The problem is further compounded by the fact that HBM3 is not a supporting component but one of the key elements of the entire platform. If memory supplies are unstable, accelerator developers cannot confidently plan production volumes, board configurations, and system pricing. Even with proprietary architectures and server assembly in place, a cascading delay emerges: first, engineering validation stalls, then customer pilots, and finally mass deployments in data centers.

Impact on Accelerators

For the Chinese market, this means another failure of import substitution precisely in the segment where demand is currently highest. Companies building AI infrastructure want to obtain local alternatives to foreign accelerators, but without modern memory, such solutions either reach the market later or fall short in speed, power consumption, and compute density. Against the backdrop of rapid AI workload growth, the difference between HBM2E, HBM3, and newer generations ceases to be marketing and becomes a direct business constraint.

Hence the main risk: manufacturers may formally showcase their own accelerator but fail to develop it into a mass-market, economically sustainable product. For corporate customers, this is a poor scenario because they care not only about specs on a slide but also about actual availability, service, supply repeatability, and a clear roadmap.
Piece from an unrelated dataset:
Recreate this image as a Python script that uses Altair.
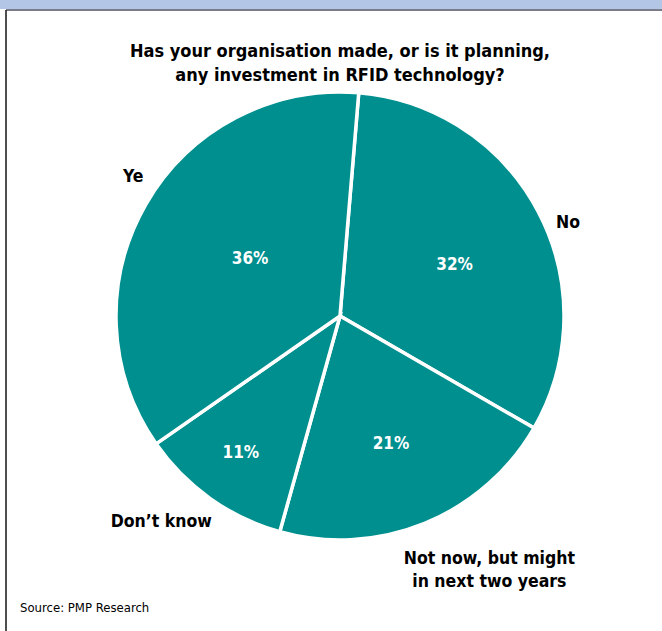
import math
import altair as alt
import pandas as pd

# ---- data ----
categories = ["No", "Not now, but might\nin next two years", "Don’t know", "Ye"]
shares = [32, 21, 11, 36]
pct_labels = ["32%", "21%", "11%", "36%"]
slice_order = [0, 1, 2, 3]

title_lines = "Has your organisation made, or is it planning,\nany investment in RFID technology?"
source_text = "Source: PMP Research"

df = pd.DataFrame({
    "category": categories,
    "share": shares,
    "pct": pct_labels,
    "order": slice_order,
})

W, H = 662, 631
CX, CY, R = 340, 316, 224
TEAL = "#008F8F"
FONT = "Liberation Sans Narrow, DejaVu Sans Condensed, Arial Narrow, sans-serif"
OFFSET = math.radians(4.8)
theta_scale = alt.Scale(domain=[0, 100], range=[OFFSET, OFFSET + 2 * math.pi])

base = alt.Chart(df)

pie = base.mark_arc(outerRadius=R, stroke="white", strokeWidth=3.5, color=TEAL).encode(
    theta=alt.Theta("share:Q", stack=True, scale=theta_scale),
    order=alt.Order("order:Q"),
    x=alt.value(CX),
    y=alt.value(CY),
)

stacked = base.transform_window(
    cum="sum(share)", sort=[alt.SortField("order")]
).transform_calculate(mid="datum.cum - datum.share / 2")


def label_layer(cat, field, radius, dx, dy, color, size, baseline="middle"):
    return stacked.transform_filter(alt.datum.category == cat).mark_text(
        radius=radius, dx=dx, dy=dy, color=color, fontSize=size, fontWeight="bold",
        font=FONT, lineBreak="\n", align="center", baseline=baseline, lineHeight=23,
    ).encode(
        theta=alt.Theta("mid:Q", scale=theta_scale),
        text=alt.Text(f"{field}:N"),
        x=alt.value(CX),
        y=alt.value(CY),
    )


# percentage labels inside slices (radius + small nudges for placement)
pct_nudges = {"No": (-5, 12), categories[1]: (0, 3), "Don’t know": (-21, 27), "Ye": (27, 10)}
# category labels outside the pie
out_nudges = {"No": (2, 25), categories[1]: (53, 7), "Don’t know": (-31, -2), "Ye": (14, -12)}

layers = [pie]
for c in categories:
    dx, dy = pct_nudges[c]
    layers.append(label_layer(c, "pct", 135, dx, dy, "white", 17))
for c in categories:
    dx, dy = out_nudges[c]
    layers.append(label_layer(c, "category", 255, dx, dy, "black", 17.5))

# frame: blue band, grey rule, left border
band = alt.Chart(pd.DataFrame({"a": [0]})).mark_rect(color="#B4C6E6").encode(
    x=alt.value(0), x2=alt.value(W), y=alt.value(0), y2=alt.value(9)
)
band_rule = alt.Chart(pd.DataFrame({"a": [0]})).mark_rule(color="#7A7D88", strokeWidth=2).encode(
    x=alt.value(6), x2=alt.value(W), y=alt.value(10)
)
left_rule = alt.Chart(pd.DataFrame({"a": [0]})).mark_rule(color="#222222", strokeWidth=1.6).encode(
    x=alt.value(6), y=alt.value(10), y2=alt.value(H)
)

title = alt.Chart(pd.DataFrame({"t": [title_lines]})).mark_text(
    font=FONT, fontSize=18, fontWeight="bold", align="center", baseline="alphabetic",
    lineBreak="\n", lineHeight=24, color="black",
).encode(text="t:N", x=alt.value(340), y=alt.value(57))

source = alt.Chart(pd.DataFrame({"t": [source_text]})).mark_text(
    font=FONT, fontSize=13, align="left", baseline="alphabetic", color="black",
).encode(text="t:N", x=alt.value(20), y=alt.value(612))

chart = alt.layer(band, band_rule, left_rule, title, source, *layers).properties(
    width=W, height=H, padding=0, autosize=alt.AutoSizeParams(type="none"), background="white"
).configure_view(stroke=None)

chart.save("out.html", embed_options={"renderer": "svg", "actions": False})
While HBM3 production in the country is delayed once again, Chinese players will have to either continue depending on imports or accept performance compromises.

What This Means

The HBM3 story shows that in AI hardware, the bottleneck often lies not in the accelerator itself but in the memory beside it. Memory has now become the main point of technological dependence. Until China masters stable production of next-generation HBM, plans for indigenous AI accelerators will be hampered by imports, timelines, and limited supply volumes.